At the recent Ignite conference, Microsoft released several updates related to its Artificial Intelligence (AI) services and tools. These updates include the release of the Azure ML Experimentation service, Azure ML Model Management service, Azure ML Workbench and the general availability of Microsoft Cognitive Services.
Microsoft has seen considerable adoption of their Machine Learning platform, but have identified some opportunities for the service. Matt Winkler, group program manager at Microsoft, explains:
We have hundreds of thousands of models that have been deployed and serve billions of requests. But, we have been doing this for a few years now and are starting to see some recurring patterns. Customers have told us they love the convenience. But have also told us they need greater control over compute and data with more options for model deployment. Customers also have very diverse needs for frameworks, but want the same capabilities for the management and deployment of those models.

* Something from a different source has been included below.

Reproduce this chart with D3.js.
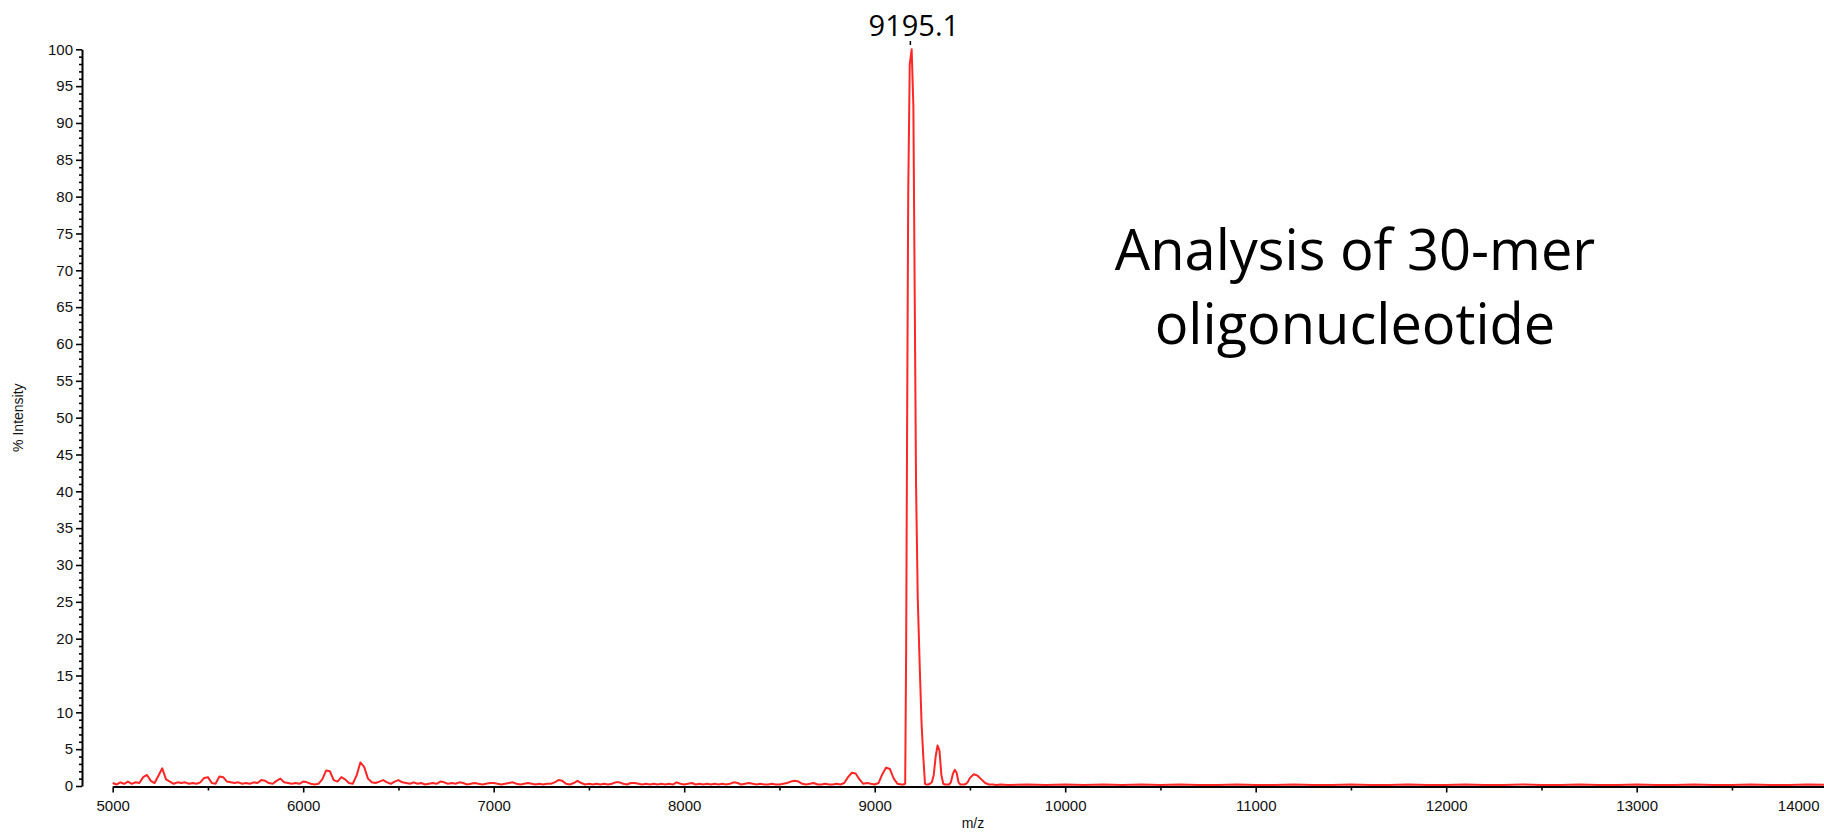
<!DOCTYPE html>
<html>
<head>
<meta charset="utf-8">
<script src="https://cdn.jsdelivr.net/npm/d3@7/dist/d3.min.js"></script>
<style>
  html, body { margin: 0; padding: 0; background: #ffffff; }
  svg { display: block; }
</style>
</head>
<body>
<svg id="chart" width="1824" height="832"></svg>
<script>
// ---------------- DATA ----------------
const mz = [
  5000,5020,5040,5060,5080,5100,5120,5140,5160,5180,
  5200,5220,5240,5260,5280,5300,5320,5340,5360,5380,
  5400,5420,5440,5460,5480,5500,5520,5540,5560,5580,
  5600,5620,5640,5660,5680,5700,5720,5740,5760,5780,
  5800,5820,5840,5860,5880,5900,5920,5940,5960,5980,
  6000,6020,6040,6060,6080,6100,6120,6140,6160,6180,
  6200,6220,6240,6260,6280,6300,6320,6340,6360,6380,
  6400,6420,6440,6460,6480,6500,6520,6540,6560,6580,
  6600,6620,6640,6660,6680,6700,6720,6740,6760,6780,
  6800,6820,6840,6860,6880,6900,6920,6940,6960,6980,
  7000,7020,7040,7060,7080,7100,7120,7140,7160,7180,
  7200,7220,7240,7260,7280,7300,7320,7340,7360,7380,
  7400,7420,7440,7460,7480,7500,7520,7540,7560,7580,
  7600,7620,7640,7660,7680,7700,7720,7740,7760,7780,
  7800,7820,7840,7860,7880,7900,7920,7940,7960,7980,
  8000,8020,8040,8060,8080,8100,8120,8140,8160,8180,
  8200,8220,8240,8260,8280,8300,8320,8340,8360,8380,
  8400,8420,8440,8460,8480,8500,8520,8540,8560,8580,
  8600,8620,8640,8660,8680,8700,8720,8740,8760,8780,
  8800,8820,8840,8860,8880,8900,8920,8940,8960,8980,
  9000,9020,9040,9060,9080,9100,9120,9140,9150,9160,
  9165,9170,9176,9184,9194,9203,9211,9217,9226,9237,
  9246,9255,9264,9270,9280,9290,9300,9310,9320,9330,
  9340,9350,9360,9370,9380,9390,9400,9410,9420,9430,
  9440,9450,9460,9470,9480,9490,9500,9520,9540,9560,
  9580,9600,9620,9640,9660,9700,9800,9900,10000,10100,
  10200,10300,10400,10500,10600,10700,10800,10900,11000,11100,
  11200,11300,11400,11500,11600,11700,11800,11900,12000,12100,
  12200,12300,12400,12500,12600,12700,12800,12900,13000,13100,
  13200,13300,13400,13500,13600,13700,13800,13900,14000
];
const intensity = [
  0.4,0.2,0.5,0.3,0.6,0.3,0.5,0.4,1.2,1.5,
  0.7,0.4,1.4,2.4,0.9,0.6,0.3,0.5,0.4,0.5,
  0.3,0.4,0.3,0.5,1.1,1.2,0.4,0.3,1.3,1.2,
  0.6,0.5,0.4,0.5,0.3,0.4,0.3,0.5,0.4,0.8,
  0.7,0.4,0.3,0.7,1.0,0.5,0.4,0.3,0.4,0.3,
  0.6,0.5,0.3,0.2,0.3,0.9,2.1,2.0,0.8,0.6,
  1.2,0.9,0.4,0.3,1.4,3.2,2.6,1.0,0.5,0.4,
  0.6,0.8,0.5,0.3,0.6,0.8,0.5,0.4,0.3,0.5,
  0.3,0.4,0.2,0.3,0.4,0.3,0.6,0.5,0.3,0.4,
  0.3,0.5,0.4,0.2,0.3,0.4,0.3,0.2,0.3,0.4,
  0.4,0.3,0.2,0.3,0.4,0.5,0.3,0.2,0.3,0.4,
  0.3,0.2,0.3,0.2,0.3,0.3,0.5,0.8,0.7,0.3,
  0.2,0.4,0.7,0.4,0.2,0.3,0.2,0.3,0.2,0.3,
  0.2,0.3,0.5,0.5,0.3,0.2,0.4,0.4,0.3,0.2,
  0.3,0.2,0.3,0.2,0.3,0.2,0.3,0.2,0.5,0.3,
  0.2,0.3,0.4,0.2,0.3,0.2,0.3,0.2,0.3,0.2,
  0.3,0.2,0.3,0.5,0.4,0.2,0.3,0.4,0.3,0.2,
  0.3,0.2,0.2,0.3,0.2,0.2,0.3,0.4,0.6,0.7,
  0.6,0.3,0.2,0.3,0.4,0.2,0.2,0.3,0.2,0.2,
  0.3,0.2,0.4,1.2,1.8,1.7,0.9,0.3,0.4,0.3,
  0.2,0.4,1.6,2.5,2.3,1.0,0.3,0.2,0.2,0.3,
  18.2,47.9,80.5,98.0,100,92.3,63.2,41.0,25.5,15.7,
  8.5,4.0,0.3,0.2,0.2,0.3,0.5,1.5,4.0,5.5,
  4.8,1.5,0.3,0.2,0.2,0.2,0.5,1.6,2.2,1.8,
  0.5,0.2,0.2,0.2,0.3,0.6,1.1,1.6,1.4,0.9,
  0.4,0.2,0.2,0.15,0.2,0.15,0.2,0.15,0.2,0.15,
  0.2,0.15,0.2,0.15,0.2,0.15,0.15,0.2,0.15,0.15,
  0.2,0.15,0.15,0.2,0.15,0.15,0.2,0.15,0.15,0.2,
  0.15,0.15,0.2,0.15,0.15,0.2,0.15,0.15,0.2,0.15,
  0.15,0.2,0.15,0.15,0.2,0.15,0.15,0.2,0.15
];
const xMajorTicks = [5000,6000,7000,8000,9000,10000,11000,12000,13000,14000];
const xMinorTicks = [5500,6500,7500,8500,9500,10500,11500,12500,13500];
const yMajorTicks = [0,5,10,15,20,25,30,35,40,45,50,55,60,65,70,75,80,85,90,95,100];
const peakLabel = "9195.1";
const peakMz = 9195.1;
const titleLines = ["Analysis of 30-mer", "oligonucleotide"];
const xTitle = "m/z";
const yTitle = "% Intensity";

// ---------------- CHART ----------------
const svg = d3.select("#chart");
const axisFont = "'Liberation Sans', Arial, sans-serif";
const x = d3.scaleLinear().domain([5000, 14000]).range([112.7, 1827.2]);
const y = d3.scaleLinear().domain([0, 100]).range([786, 49.3]);

const yMinorTicks = d3.range(0, 101, 1).filter(v => v % 5 !== 0);

// Y axis
const yAxisG = svg.append("g").attr("transform", "translate(82,0)");
yAxisG.call(d3.axisLeft(y).tickValues(yMajorTicks).tickSize(6).tickPadding(3).tickSizeOuter(0));
yAxisG.append("g").call(d3.axisLeft(y).tickValues(yMinorTicks).tickSize(3).tickFormat("").tickSizeOuter(0))
  .select(".domain").remove();
yAxisG.selectAll("path.domain").attr("stroke", "#000").attr("stroke-width", 2);
yAxisG.selectAll(".tick line").attr("stroke", "#000").attr("stroke-width", 1.6);
yAxisG.selectAll(".tick text").attr("font-family", axisFont).attr("font-size", 15).attr("fill", "#111");

// X axis
const xAxisG = svg.append("g").attr("transform", "translate(0,786.5)");
xAxisG.call(d3.axisBottom(x).tickValues(xMajorTicks).tickSize(6).tickPadding(8).tickFormat(d3.format("d")).tickSizeOuter(0));
xAxisG.append("g").call(d3.axisBottom(x).tickValues(xMinorTicks).tickSize(4).tickFormat("").tickSizeOuter(0))
  .select(".domain").remove();
xAxisG.selectAll("path.domain").attr("stroke", "#000").attr("stroke-width", 2);
xAxisG.selectAll(".tick line").attr("stroke", "#000").attr("stroke-width", 1.6);
xAxisG.selectAll(".tick text").attr("font-family", axisFont).attr("font-size", 15).attr("fill", "#111");
// keep the last label inside the page
xAxisG.selectAll(".tick").filter(d => d === 14000).select("text")
  .attr("text-anchor", "end").attr("x", 1819 - x(14000));

// Axis titles
svg.append("text").attr("x", x(9500) + 3).attr("y", 828)
  .attr("text-anchor", "middle").attr("font-family", axisFont).attr("font-size", 14).attr("fill", "#111")
  .text(xTitle);
svg.append("text").attr("transform", "translate(23," + y(50) + ") rotate(-90)")
  .attr("text-anchor", "middle").attr("font-family", axisFont).attr("font-size", 14).attr("fill", "#111")
  .text(yTitle);

// Spectrum line
const pts = mz.map((m, i) => [m, intensity[i]]);
svg.append("path")
  .datum(pts)
  .attr("fill", "none")
  .attr("stroke", "#ff2626")
  .attr("stroke-width", 2)
  .attr("stroke-linejoin", "round")
  .attr("d", d3.line().x(d => x(d[0])).y(d => y(d[1])));

// Peak annotation
svg.append("line")
  .attr("x1", x(peakMz) - 1.5).attr("x2", x(peakMz) - 1.5)
  .attr("y1", 41).attr("y2", 45)
  .attr("stroke", "#000").attr("stroke-width", 1.5);
svg.append("text").attr("x", x(peakMz) + 2).attr("y", 36)
  .attr("text-anchor", "middle").attr("font-family", "'Open Sans', 'Noto Sans', sans-serif")
  .attr("font-size", 29).attr("fill", "#000")
  .text(peakLabel);

// Title
const title = svg.append("text").attr("text-anchor", "middle")
  .attr("font-family", "'Open Sans', 'Noto Sans', sans-serif").attr("font-size", 56).attr("fill", "#000");
title.selectAll("tspan").data(titleLines).join("tspan")
  .attr("x", 1355).attr("y", (d, i) => 270 + i * 74)
  .text(d => d);
</script>
</body>
</html>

New capabilities are expected to address these customer identified gaps by giving more control to customers over how their models are developed and deployed.
Image Source: https://myignite.microsoft.com/videos/55281
Azure ML Experimentation Service
The Azure ML Experimentation Service uses Git-based checkpointing and version control to manage project dependencies and training jobs, whether executed locally or in a scaled-up or scaled-out fashion. In addition, data scientists have the ability to choose their own framework, including TensorFlow, Microsoft CNTK or SparkML. They also can choose their preferred tool including Microsoft Code, Visual Studio, Jupyter or PyCharm. The service also captures service-side run metrics, output logs and models.
Image Source: https://myignite.microsoft.com/videos/55281
Azure ML Model Management Service
The Model Management service provides customers with the control and flexibility of where and how they want to deploy their models. By utilizing Docker, customers have a lot of portability of deploying their models on-premises or in the cloud.
The deployment and management of models is achieved through HTTP endpoints. Application Insights can be used for monitoring and insight into the performance of the models. First class support for SparkML, Python, Cognitive Toolkit, TF, R is included and extensible to support other tools like Caffe and MXnet.
Image Source: https://myignite.microsoft.com/videos/55281
Azure ML Workbench
The Azure ML Workbench is a Windows and Mac OSX tool for AI development. It includes a full environment setup for Python and Jupyter and includes embedded notebooks. It also provides an extensive run history and an experiment comparison experience. Microsoft has also invested in data wrangling tools that simplify the experience of importing data into your data science experiments. This data wrangling capability includes sampling and understanding the data, then performs transformations on top of it. This is enabled through PROSE which is a data preparation by example technology.
Microsoft Cognitive Services
Microsoft also announced the update of their Cognitive Services platform, including the general availability of the Text Analytics Service. The Text Analytics service allows developers to perform sentiment analysis, detect key phrases, topics and language from text.